Fighting Fire with Buckets is the title of an excellent WEED-paper by Peter Wahl on the attempts of the European Union to reform the financial sector. The text can be downloaded here as a PDF..

The EU itself, as a "frontrunner of the financialisation" of the world economy, "bears a certain co-responsibility for the crisis", which "has deepened the contradictions inside the EU culminating in the Greek crisis", it is constated in the introduction. The paper examines the measures and strategies whereby the EU tries to solve or alleviate the problems:

  • The directive on European supervision of banks, insurance, securities and systemic risk; a compromise "which strengthened the national component and weakened the supranational" was reached at the ECOFIN conference, and approved by the European Parliament in September 2010; it will enter into force in January 2011;
  • EU:s proposal on regulating the Credit Rating Agencies (EU 2009a:2);
  • The projected Directive on Alternative Investment Fund Managers (EU 2009c), which refers to the regulation of Hedge Funds, Private Equity Funds, real estate funds, commodity funds and infrastructure funds;
  • Regulation of OTC-trading of derivatives like Credit Default Swaps (CDS) , which have been used for speculation at large scale, presented by Commissioner Barnier in September. "The basic idea of the regulation is to establish a central counterparty (CCP) for all trade with derivatives", Wahl writes. This "would be quite a strong instrument and it will be interesting to see, whether it will survive the further law making process" (p 27);
  • Discussion on the subject: Making the finance sector pay for the costs of the crisis. This could lead to the introduction of a Bank Levy, a Financial Activities Tax (FAT) or a Financial Transactions Tax (FTT), or a combination of these.

The forty-page analysis of the pros and cons of these proposals, and their deficiences, ends with these words:

Today, the world is confronted with historically exceptional challenges, such as climate change, hunger, poverty and increasing shortage of important raw materials. Under these circumstances, finance has to meet qualitatively new requirements. The world needs financial markets at the service of sustainable development, of social equity at global level for the coming decades. Tremendous efforts need to be financed. We cannot afford another crisis like the present one, and we cannot afford a financial system, which serves at first place the profit interests of a tiny minority. A new paradigm is needed with regard to finance. In the light of these realities, the EU regulation of finance is like fire fighting with buckets.

My comments:

One reflection which imposes itself on the reader is that 'the overall economic bias in the process of integration' (which Wahl rightly identifies as the main problem of the EU, p 12) cannot be fully understood with a purely economic analysis, which abstracts from the political and military reality. For instance: can we grasp the real significance of the Greek crisis without taking into account that country's huge imports of fighter jets and similar military hardware from the factories of the transatlantic military-industrial-academic complex? What restrictions did the EU impose - or is it planning to impose - on the military spending and the arms exports of its member countries?

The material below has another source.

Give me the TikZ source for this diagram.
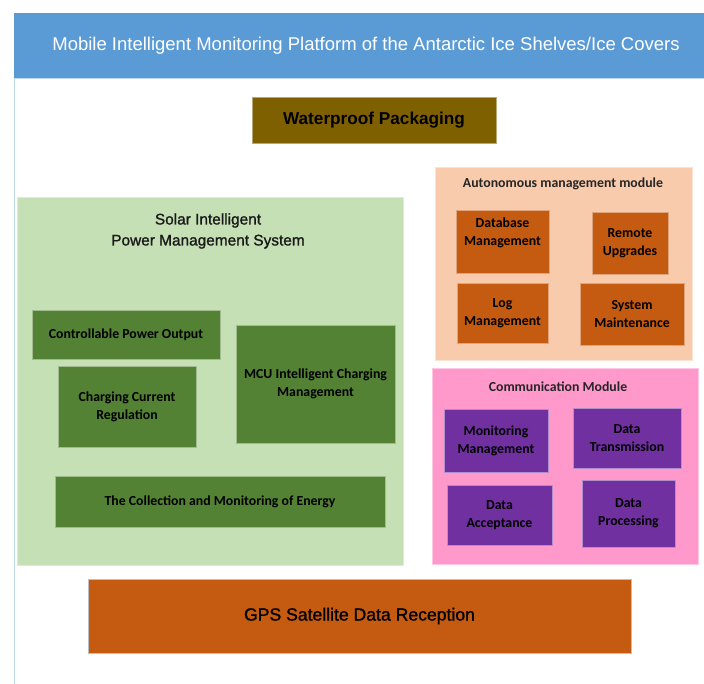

Wahl's analysis admirably highlights the many economic "asymmetries and imbalances within the EU". Will the European integration continue? Or, are we already witnessing the disintegration of the Eurozone and the whole EU? To these questions an economic analysis can not provide any meaningful answers. The question of Europe's Union is, today more than hitherto, a question of its political and military independence from the USA. Will "Europeanism continue to be a relatively superfluous appendage to Atlanticism and will hardly go beyond the economic liberalization of the three Communities", as Altiero Spinelli wrote in Foreign Affairs, (July 1962), or will it become strong enough to create a democratic and independent Federal state?

One of the necessary conditions for a democratic European state is the unilateral denuclearization of Europe. As Spinelli wrote (in that same article): the Americans will have to accept it. So let us think and act as if a free and united Europe already existed.